Metadata: Information about data
Because nodes are connected together in a stream, information about the columns or fields that are available at each node is available. For example, in the Modeler UI, this allows you to select which fields to sort or aggregate by. This information is called the data model.
Scripts can also access the data model by looking at the fields coming into or out of a node. For some nodes, the input and output data models are the same, for example a Sort node simply reorders the records but doesn't change the data model. Some, such as the Derive node, can add new fields. Others, such as the Filter node can rename or remove fields.
In the following example, the script takes the standard IBM® SPSS® Modeler druglearn.str stream, and for each field, builds a model with one of the input fields dropped. It does this by:
- Accessing the output data model from the Type node.
- Looping through each field in the output data model.
- Modifying the Filter node for each input field.
- Changing the name of the model being built.
- Running the model build node.
import modeler.api
stream = modeler.script.stream()
filternode = stream.findByType("filter", None)
typenode = stream.findByType("type", None)
c50node = stream.findByType("c50", None)
# Always use a custom model name
c50node.setPropertyValue("use_model_name", True)
lastRemoved = None
fields = typenode.getOutputDataModel()
for field in fields:
# If this is the target field then ignore it
if field.getModelingRole() == modeler.api.ModelingRole.OUT:
continue
# Re-enable the field that was most recently removed
if lastRemoved != None:
filternode.setKeyedPropertyValue("include", lastRemoved, True)
# Remove the field
lastRemoved = field.getColumnName()
filternode.setKeyedPropertyValue("include", lastRemoved, False)
# Set the name of the new model then run the build
c50node.setPropertyValue("model_name", "Exclude " + lastRemoved)
c50node.run([])
The DataModel object provides a number of methods for accessing information about the fields or columns within the data model. These methods are summarized in the following table.
Method | Return type | Description |
---|---|---|
d.getColumnCount() |
int | Returns the number of columns in the data model. |
d.columnIterator() |
Iterator | Returns an iterator that returns each column in the "natural" insert order. The iterator returns instances of Column. |
d.nameIterator() |
Iterator | Returns an iterator that returns the name of each column in the "natural" insert order. |
d.contains(name) |
Boolean | Returns True if a column with
the supplied name exists in this DataModel, False otherwise. |
d.getColumn(name) |
Column | Returns the column with the specified name. |
d.getColumnGroup(name) |
ColumnGroup | Returns the named column group or None if
no such column group exists. |
d.getColumnGroupCount() |
int | Returns the number of column groups in this data model. |
d.columnGroupIterator() |
Iterator | Returns an iterator that returns each column group in turn. |
d.toArray() |
Column[] | Returns the data model as an array of columns. The columns are ordered in their "natural" insert order. |
Each field (Column object) includes a number of methods for accessing information about the column. The table below shows a selection of these.

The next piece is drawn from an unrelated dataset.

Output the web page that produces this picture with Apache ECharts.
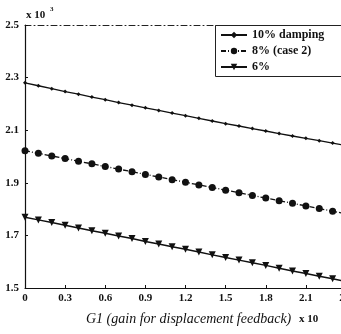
<!DOCTYPE html>
<html><head><meta charset="utf-8">
<script src="https://cdn.jsdelivr.net/npm/echarts@6/dist/echarts.min.js"></script>
<style>html,body{margin:0;padding:0;background:#fff}#c{width:341px;height:334px}</style>
</head><body><div id="c"></div>
<script>
const gains = [0,0.1,0.2,0.3,0.4,0.5,0.6,0.7,0.8,0.9,1.0,1.1,1.2,1.3,1.4,1.5,1.6,1.7,1.8,1.9,2.0,2.1,2.2,2.3,2.4];
const damping10 = [2.280,2.269,2.258,2.247,2.237,2.226,2.216,2.205,2.195,2.185,2.175,2.165,2.155,2.145,2.135,2.125,2.116,2.106,2.097,2.087,2.078,2.069,2.060,2.051,2.042];
const damping8 = [2.022,2.012,2.002,1.992,1.982,1.972,1.962,1.952,1.942,1.932,1.922,1.912,1.902,1.892,1.882,1.872,1.862,1.852,1.842,1.832,1.822,1.812,1.802,1.792,1.782];
const damping6 = [1.769,1.759,1.749,1.739,1.728,1.718,1.708,1.698,1.688,1.677,1.667,1.657,1.647,1.637,1.626,1.616,1.606,1.596,1.586,1.575,1.565,1.555,1.545,1.535,1.524];
const seriesNames = ['10% damping','8% (case 2)','6%'];
const xTicks = [0,0.3,0.6,0.9,1.2,1.5,1.8,2.1,2.4];
const yTicks = [1.5,1.7,1.9,2.1,2.3,2.5];

const pairs = v => gains.map((g,i)=>[g,v[i]]);
const serif = 'Liberation Serif';
const chart = echarts.init(document.getElementById('c'));
chart.setOption({
  animation:false,
  backgroundColor:'#fff',
  grid:{left:25,width:321,top:25,height:263,containLabel:false,outerBoundsMode:'none'},
  xAxis:[{
    type:'value',min:0,max:2.4,interval:0.3,
    axisLine:{show:true,lineStyle:{color:'#111',width:1.2}},
    axisTick:{show:true,inside:true,length:3,lineStyle:{color:'#111'}},
    splitLine:{show:false},
    axisLabel:{color:'#111',fontFamily:serif,fontWeight:'bold',fontSize:11,margin:5,
      formatter:v=>{const t=xTicks.find(x=>Math.abs(x-v)<1e-6);return t===undefined?'':(t===0?'0':t.toFixed(1));}}
  },{
    type:'value',position:'top',min:0,max:2.4,interval:0.3,
    axisLine:{show:true,onZero:false,lineStyle:{color:'#222',width:1,type:[6,3,1,3]}},
    axisTick:{show:false},axisLabel:{show:false},splitLine:{show:false}
  }],
  yAxis:{
    type:'value',min:1.5,max:2.5,interval:0.2,
    axisLine:{show:true,lineStyle:{color:'#111',width:1.2}},
    axisTick:{show:true,inside:true,length:3,lineStyle:{color:'#111'}},
    splitLine:{show:false},
    axisLabel:{color:'#111',fontFamily:serif,fontWeight:'bold',fontSize:11,margin:6,
      formatter:v=>{const t=yTicks.find(y=>Math.abs(y-v)<1e-6);return t===undefined?'':t.toFixed(1);}}
  },
  legend:{
    orient:'vertical',left:220,top:29,itemWidth:26,itemHeight:8,itemGap:4,padding:0,
    data:seriesNames,
    textStyle:{color:'#111',fontFamily:serif,fontWeight:'bold',fontSize:12}
  },
  graphic:[
    {type:'rect',shape:{x:215.5,y:25.5,width:140,height:51},style:{fill:'none',stroke:'#222',lineWidth:1},z:100},
    {type:'text',left:26,top:10,style:{text:'x 10',font:'bold 11px "Liberation Serif"',fill:'#111'}},
    {type:'text',left:50,top:6,style:{text:'3',font:'bold 7px "Liberation Serif"',fill:'#111'}},
    {type:'text',left:86,top:312,style:{text:'G1 (gain for displacement feedback)',font:'italic 14px "Liberation Serif"',fill:'#111'}},
    {type:'text',left:299,top:314,style:{text:'x 10',font:'bold 11px "Liberation Serif"',fill:'#111'}}
  ],
  series:[
    {name:seriesNames[0],type:'line',data:pairs(damping10),symbol:'diamond',symbolSize:4,
      lineStyle:{color:'#111',width:1.3},itemStyle:{color:'#111'}},
    {name:seriesNames[1],type:'line',data:pairs(damping8),symbol:'circle',symbolSize:7,
      lineStyle:{color:'#111',width:1.3,type:[5,2,1,2]},itemStyle:{color:'#111'}},
    {name:seriesNames[2],type:'line',data:pairs(damping6),symbol:'triangle',symbolRotate:180,symbolSize:7,
      lineStyle:{color:'#111',width:1.5},itemStyle:{color:'#111'}}
  ]
});
</script></body></html>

Method | Return type | Description |
---|---|---|
c.getColumnName() |
string | Returns the name of the column. |
c.getColumnLabel() |
string | Returns the label of the column or an empty string if there is no label associated with the column. |
c.getMeasureType() |
MeasureType | Returns the measure type for the column. |
c.getStorageType() |
StorageType | Returns the storage type for the column. |
c.isMeasureDiscrete() |
Boolean | Returns True if the column
is discrete. Columns that are either a set or a flag are considered
discrete. |
c.isModelOutputColumn() |
Boolean | Returns True if the column
is a model output column. |
c.isStorageDatetime() |
Boolean | Returns True if the column's
storage is a time, date or timestamp value. |
c.isStorageNumeric() |
Boolean | Returns True if the column's
storage is an integer or a real number. |
c.isValidValue(value) |
Boolean | Returns True if the specified
value is valid for this storage, and valid when the
valid column values are known. |
c.getModelingRole() |
ModelingRole | Returns the modeling role for the column. |
c.getSetValues() |
Object[] | Returns an array of valid values for the column,
or None if either the values are not known or the
column is not a set. |
c.getValueLabel(value) |
string | Returns the label for the value in the column, or an empty string if there is no label associated with the value. |
c.getFalseFlag() |
Object | Returns the "false" indicator value for the
column, or None if either the value is not known
or the column is not a flag. |
c.getTrueFlag() |
Object | Returns the "true" indicator value for the column,
or None if either the value is not known or the column
is not a flag. |
c.getLowerBound() |
Object | Returns the lower bound value for the values
in the column, or None if either the value is not
known or the column is not continuous. |
c.getUpperBound() |
Object | Returns the upper bound value for the values
in the column, or None if either the value is not
known or the column is not continuous. |
Note that most of the methods that access information about a column have equivalent methods defined on the DataModel object itself. For example the two following statements are equivalent:
dataModel.getColumn("someName").getModelingRole()
dataModel.getModelingRole("someName")